** WHAT YOU WILL DO **
Word for word, quote all of the material, omitting the pictures.

Start of SUPPLIED INFORMATION

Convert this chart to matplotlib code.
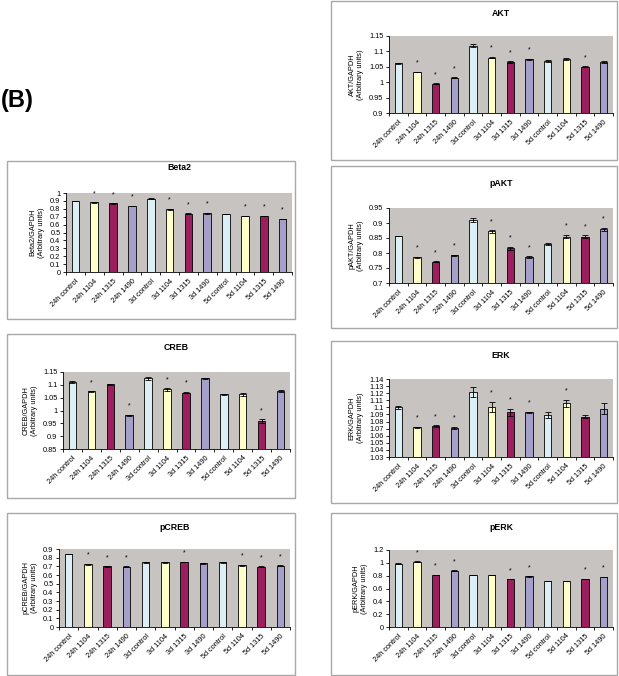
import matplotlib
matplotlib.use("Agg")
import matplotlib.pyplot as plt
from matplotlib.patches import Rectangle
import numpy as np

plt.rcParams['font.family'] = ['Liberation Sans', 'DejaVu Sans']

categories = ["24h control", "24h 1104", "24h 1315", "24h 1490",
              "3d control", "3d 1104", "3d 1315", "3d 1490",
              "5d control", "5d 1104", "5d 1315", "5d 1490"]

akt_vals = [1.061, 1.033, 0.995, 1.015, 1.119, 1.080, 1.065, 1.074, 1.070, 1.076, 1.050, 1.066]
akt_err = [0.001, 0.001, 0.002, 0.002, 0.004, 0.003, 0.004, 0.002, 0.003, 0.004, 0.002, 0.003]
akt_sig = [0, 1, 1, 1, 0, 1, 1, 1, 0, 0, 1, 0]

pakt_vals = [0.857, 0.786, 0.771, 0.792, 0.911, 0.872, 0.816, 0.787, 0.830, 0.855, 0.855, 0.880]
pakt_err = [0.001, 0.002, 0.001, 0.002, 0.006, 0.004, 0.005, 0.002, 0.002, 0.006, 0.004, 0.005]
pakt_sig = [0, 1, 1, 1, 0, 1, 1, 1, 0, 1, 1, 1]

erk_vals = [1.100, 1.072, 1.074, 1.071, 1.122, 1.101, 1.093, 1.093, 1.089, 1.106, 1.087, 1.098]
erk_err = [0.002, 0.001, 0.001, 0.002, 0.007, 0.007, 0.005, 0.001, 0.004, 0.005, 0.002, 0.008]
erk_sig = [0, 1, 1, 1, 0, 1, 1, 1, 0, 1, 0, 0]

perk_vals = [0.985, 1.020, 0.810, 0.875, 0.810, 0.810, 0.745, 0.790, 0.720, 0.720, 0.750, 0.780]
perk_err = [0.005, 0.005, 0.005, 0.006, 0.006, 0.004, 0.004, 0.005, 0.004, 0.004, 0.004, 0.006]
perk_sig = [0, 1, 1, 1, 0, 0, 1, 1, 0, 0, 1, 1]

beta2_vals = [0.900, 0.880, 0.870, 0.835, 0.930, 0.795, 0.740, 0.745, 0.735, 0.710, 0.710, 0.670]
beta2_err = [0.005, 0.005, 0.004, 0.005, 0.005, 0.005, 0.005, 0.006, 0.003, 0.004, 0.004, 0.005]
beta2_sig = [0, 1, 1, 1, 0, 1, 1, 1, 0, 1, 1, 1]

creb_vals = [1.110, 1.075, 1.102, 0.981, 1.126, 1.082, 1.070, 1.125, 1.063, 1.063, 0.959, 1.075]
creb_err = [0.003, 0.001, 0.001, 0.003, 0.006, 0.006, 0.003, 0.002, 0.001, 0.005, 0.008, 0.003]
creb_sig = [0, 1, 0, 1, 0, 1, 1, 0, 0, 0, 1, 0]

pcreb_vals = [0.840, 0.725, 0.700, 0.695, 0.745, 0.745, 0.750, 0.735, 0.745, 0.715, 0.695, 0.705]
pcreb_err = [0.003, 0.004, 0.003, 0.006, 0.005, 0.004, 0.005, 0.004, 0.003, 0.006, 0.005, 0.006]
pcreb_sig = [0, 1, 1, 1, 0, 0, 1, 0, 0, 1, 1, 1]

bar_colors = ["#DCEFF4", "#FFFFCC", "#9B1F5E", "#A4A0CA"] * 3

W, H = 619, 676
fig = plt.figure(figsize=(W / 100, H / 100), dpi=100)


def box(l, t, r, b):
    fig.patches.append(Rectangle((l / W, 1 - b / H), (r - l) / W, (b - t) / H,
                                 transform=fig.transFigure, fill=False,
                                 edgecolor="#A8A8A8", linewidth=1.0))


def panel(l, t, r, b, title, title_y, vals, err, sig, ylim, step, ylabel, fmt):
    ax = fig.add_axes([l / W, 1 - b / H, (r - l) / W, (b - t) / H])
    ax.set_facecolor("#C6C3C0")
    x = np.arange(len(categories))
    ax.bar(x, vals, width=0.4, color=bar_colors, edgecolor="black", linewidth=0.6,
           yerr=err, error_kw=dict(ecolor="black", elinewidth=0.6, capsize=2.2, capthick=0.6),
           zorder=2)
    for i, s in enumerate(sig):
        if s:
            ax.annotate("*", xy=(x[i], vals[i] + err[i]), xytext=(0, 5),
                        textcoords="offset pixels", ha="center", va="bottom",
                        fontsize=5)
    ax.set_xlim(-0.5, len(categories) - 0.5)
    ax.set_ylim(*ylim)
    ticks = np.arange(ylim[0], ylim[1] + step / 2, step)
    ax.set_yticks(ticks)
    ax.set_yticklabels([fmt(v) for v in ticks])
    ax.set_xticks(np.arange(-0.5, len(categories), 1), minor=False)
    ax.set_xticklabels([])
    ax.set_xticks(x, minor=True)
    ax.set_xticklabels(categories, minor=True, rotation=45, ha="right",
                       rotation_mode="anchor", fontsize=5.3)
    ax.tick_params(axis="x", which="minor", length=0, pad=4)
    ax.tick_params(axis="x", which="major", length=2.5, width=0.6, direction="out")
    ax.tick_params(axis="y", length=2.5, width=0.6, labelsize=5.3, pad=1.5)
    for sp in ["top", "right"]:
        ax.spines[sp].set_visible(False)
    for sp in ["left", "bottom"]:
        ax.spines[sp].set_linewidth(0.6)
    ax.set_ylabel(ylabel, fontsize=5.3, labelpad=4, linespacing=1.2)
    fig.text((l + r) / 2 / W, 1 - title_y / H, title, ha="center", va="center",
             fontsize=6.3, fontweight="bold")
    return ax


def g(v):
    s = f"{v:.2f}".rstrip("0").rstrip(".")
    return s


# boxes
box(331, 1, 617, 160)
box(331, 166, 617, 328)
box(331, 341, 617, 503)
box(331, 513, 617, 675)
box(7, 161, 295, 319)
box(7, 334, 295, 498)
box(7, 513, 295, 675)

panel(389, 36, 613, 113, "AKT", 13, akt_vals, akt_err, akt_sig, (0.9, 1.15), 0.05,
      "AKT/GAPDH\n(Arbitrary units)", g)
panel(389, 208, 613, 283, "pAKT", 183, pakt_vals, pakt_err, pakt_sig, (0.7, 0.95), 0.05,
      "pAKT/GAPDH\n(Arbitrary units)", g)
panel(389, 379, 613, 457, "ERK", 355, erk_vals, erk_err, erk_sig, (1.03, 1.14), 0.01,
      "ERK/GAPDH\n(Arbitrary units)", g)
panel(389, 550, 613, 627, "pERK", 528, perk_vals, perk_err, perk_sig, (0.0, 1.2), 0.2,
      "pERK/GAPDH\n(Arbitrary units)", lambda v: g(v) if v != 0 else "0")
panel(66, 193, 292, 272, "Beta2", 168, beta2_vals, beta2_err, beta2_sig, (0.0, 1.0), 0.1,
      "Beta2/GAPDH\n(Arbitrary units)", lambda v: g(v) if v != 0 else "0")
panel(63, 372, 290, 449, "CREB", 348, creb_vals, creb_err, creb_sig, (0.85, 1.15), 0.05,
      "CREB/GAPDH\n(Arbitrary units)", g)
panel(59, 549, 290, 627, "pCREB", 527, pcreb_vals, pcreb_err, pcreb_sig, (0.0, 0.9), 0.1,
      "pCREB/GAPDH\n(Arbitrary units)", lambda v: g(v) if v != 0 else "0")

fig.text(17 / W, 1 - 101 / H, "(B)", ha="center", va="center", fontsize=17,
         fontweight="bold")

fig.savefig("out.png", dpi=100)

End of SUPPLIED INFORMATION

** EXERCISE SOLUTION **
Convert this chart to matplotlib code.
import matplotlib
matplotlib.use("Agg")
import matplotlib.pyplot as plt
from matplotlib.patches import Rectangle
import numpy as np

plt.rcParams['font.family'] = ['Liberation Sans', 'DejaVu Sans']

categories = ["24h control", "24h 1104", "24h 1315", "24h 1490",
              "3d control", "3d 1104", "3d 1315", "3d 1490",
              "5d control", "5d 1104", "5d 1315", "5d 1490"]

akt_vals = [1.061, 1.033, 0.995, 1.015, 1.119, 1.080, 1.065, 1.074, 1.070, 1.076, 1.050, 1.066]
akt_err = [0.001, 0.001, 0.002, 0.002, 0.004, 0.003, 0.004, 0.002, 0.003, 0.004, 0.002, 0.003]
akt_sig = [0, 1, 1, 1, 0, 1, 1, 1, 0, 0, 1, 0]

pakt_vals = [0.857, 0.786, 0.771, 0.792, 0.911, 0.872, 0.816, 0.787, 0.830, 0.855, 0.855, 0.880]
pakt_err = [0.001, 0.002, 0.001, 0.002, 0.006, 0.004, 0.005, 0.002, 0.002, 0.006, 0.004, 0.005]
pakt_sig = [0, 1, 1, 1, 0, 1, 1, 1, 0, 1, 1, 1]

erk_vals = [1.100, 1.072, 1.074, 1.071, 1.122, 1.101, 1.093, 1.093, 1.089, 1.106, 1.087, 1.098]
erk_err = [0.002, 0.001, 0.001, 0.002, 0.007, 0.007, 0.005, 0.001, 0.004, 0.005, 0.002, 0.008]
erk_sig = [0, 1, 1, 1, 0, 1, 1, 1, 0, 1, 0, 0]

perk_vals = [0.985, 1.020, 0.810, 0.875, 0.810, 0.810, 0.745, 0.790, 0.720, 0.720, 0.750, 0.780]
perk_err = [0.005, 0.005, 0.005, 0.006, 0.006, 0.004, 0.004, 0.005, 0.004, 0.004, 0.004, 0.006]
perk_sig = [0, 1, 1, 1, 0, 0, 1, 1, 0, 0, 1, 1]

beta2_vals = [0.900, 0.880, 0.870, 0.835, 0.930, 0.795, 0.740, 0.745, 0.735, 0.710, 0.710, 0.670]
beta2_err = [0.005, 0.005, 0.004, 0.005, 0.005, 0.005, 0.005, 0.006, 0.003, 0.004, 0.004, 0.005]
beta2_sig = [0, 1, 1, 1, 0, 1, 1, 1, 0, 1, 1, 1]

creb_vals = [1.110, 1.075, 1.102, 0.981, 1.126, 1.082, 1.070, 1.125, 1.063, 1.063, 0.959, 1.075]
creb_err = [0.003, 0.001, 0.001, 0.003, 0.006, 0.006, 0.003, 0.002, 0.001, 0.005, 0.008, 0.003]
creb_sig = [0, 1, 0, 1, 0, 1, 1, 0, 0, 0, 1, 0]

pcreb_vals = [0.840, 0.725, 0.700, 0.695, 0.745, 0.745, 0.750, 0.735, 0.745, 0.715, 0.695, 0.705]
pcreb_err = [0.003, 0.004, 0.003, 0.006, 0.005, 0.004, 0.005, 0.004, 0.003, 0.006, 0.005, 0.006]
pcreb_sig = [0, 1, 1, 1, 0, 0, 1, 0, 0, 1, 1, 1]

bar_colors = ["#DCEFF4", "#FFFFCC", "#9B1F5E", "#A4A0CA"] * 3

W, H = 619, 676
fig = plt.figure(figsize=(W / 100, H / 100), dpi=100)


def box(l, t, r, b):
    fig.patches.append(Rectangle((l / W, 1 - b / H), (r - l) / W, (b - t) / H,
                                 transform=fig.transFigure, fill=False,
                                 edgecolor="#A8A8A8", linewidth=1.0))


def panel(l, t, r, b, title, title_y, vals, err, sig, ylim, step, ylabel, fmt):
    ax = fig.add_axes([l / W, 1 - b / H, (r - l) / W, (b - t) / H])
    ax.set_facecolor("#C6C3C0")
    x = np.arange(len(categories))
    ax.bar(x, vals, width=0.4, color=bar_colors, edgecolor="black", linewidth=0.6,
           yerr=err, error_kw=dict(ecolor="black", elinewidth=0.6, capsize=2.2, capthick=0.6),
           zorder=2)
    for i, s in enumerate(sig):
        if s:
            ax.annotate("*", xy=(x[i], vals[i] + err[i]), xytext=(0, 5),
                        textcoords="offset pixels", ha="center", va="bottom",
                        fontsize=5)
    ax.set_xlim(-0.5, len(categories) - 0.5)
    ax.set_ylim(*ylim)
    ticks = np.arange(ylim[0], ylim[1] + step / 2, step)
    ax.set_yticks(ticks)
    ax.set_yticklabels([fmt(v) for v in ticks])
    ax.set_xticks(np.arange(-0.5, len(categories), 1), minor=False)
    ax.set_xticklabels([])
    ax.set_xticks(x, minor=True)
    ax.set_xticklabels(categories, minor=True, rotation=45, ha="right",
                       rotation_mode="anchor", fontsize=5.3)
    ax.tick_params(axis="x", which="minor", length=0, pad=4)
    ax.tick_params(axis="x", which="major", length=2.5, width=0.6, direction="out")
    ax.tick_params(axis="y", length=2.5, width=0.6, labelsize=5.3, pad=1.5)
    for sp in ["top", "right"]:
        ax.spines[sp].set_visible(False)
    for sp in ["left", "bottom"]:
        ax.spines[sp].set_linewidth(0.6)
    ax.set_ylabel(ylabel, fontsize=5.3, labelpad=4, linespacing=1.2)
    fig.text((l + r) / 2 / W, 1 - title_y / H, title, ha="center", va="center",
             fontsize=6.3, fontweight="bold")
    return ax


def g(v):
    s = f"{v:.2f}".rstrip("0").rstrip(".")
    return s


# boxes
box(331, 1, 617, 160)
box(331, 166, 617, 328)
box(331, 341, 617, 503)
box(331, 513, 617, 675)
box(7, 161, 295, 319)
box(7, 334, 295, 498)
box(7, 513, 295, 675)

panel(389, 36, 613, 113, "AKT", 13, akt_vals, akt_err, akt_sig, (0.9, 1.15), 0.05,
      "AKT/GAPDH\n(Arbitrary units)", g)
panel(389, 208, 613, 283, "pAKT", 183, pakt_vals, pakt_err, pakt_sig, (0.7, 0.95), 0.05,
      "pAKT/GAPDH\n(Arbitrary units)", g)
panel(389, 379, 613, 457, "ERK", 355, erk_vals, erk_err, erk_sig, (1.03, 1.14), 0.01,
      "ERK/GAPDH\n(Arbitrary units)", g)
panel(389, 550, 613, 627, "pERK", 528, perk_vals, perk_err, perk_sig, (0.0, 1.2), 0.2,
      "pERK/GAPDH\n(Arbitrary units)", lambda v: g(v) if v != 0 else "0")
panel(66, 193, 292, 272, "Beta2", 168, beta2_vals, beta2_err, beta2_sig, (0.0, 1.0), 0.1,
      "Beta2/GAPDH\n(Arbitrary units)", lambda v: g(v) if v != 0 else "0")
panel(63, 372, 290, 449, "CREB", 348, creb_vals, creb_err, creb_sig, (0.85, 1.15), 0.05,
      "CREB/GAPDH\n(Arbitrary units)", g)
panel(59, 549, 290, 627, "pCREB", 527, pcreb_vals, pcreb_err, pcreb_sig, (0.0, 0.9), 0.1,
      "pCREB/GAPDH\n(Arbitrary units)", lambda v: g(v) if v != 0 else "0")

fig.text(17 / W, 1 - 101 / H, "(B)", ha="center", va="center", fontsize=17,
         fontweight="bold")

fig.savefig("out.png", dpi=100)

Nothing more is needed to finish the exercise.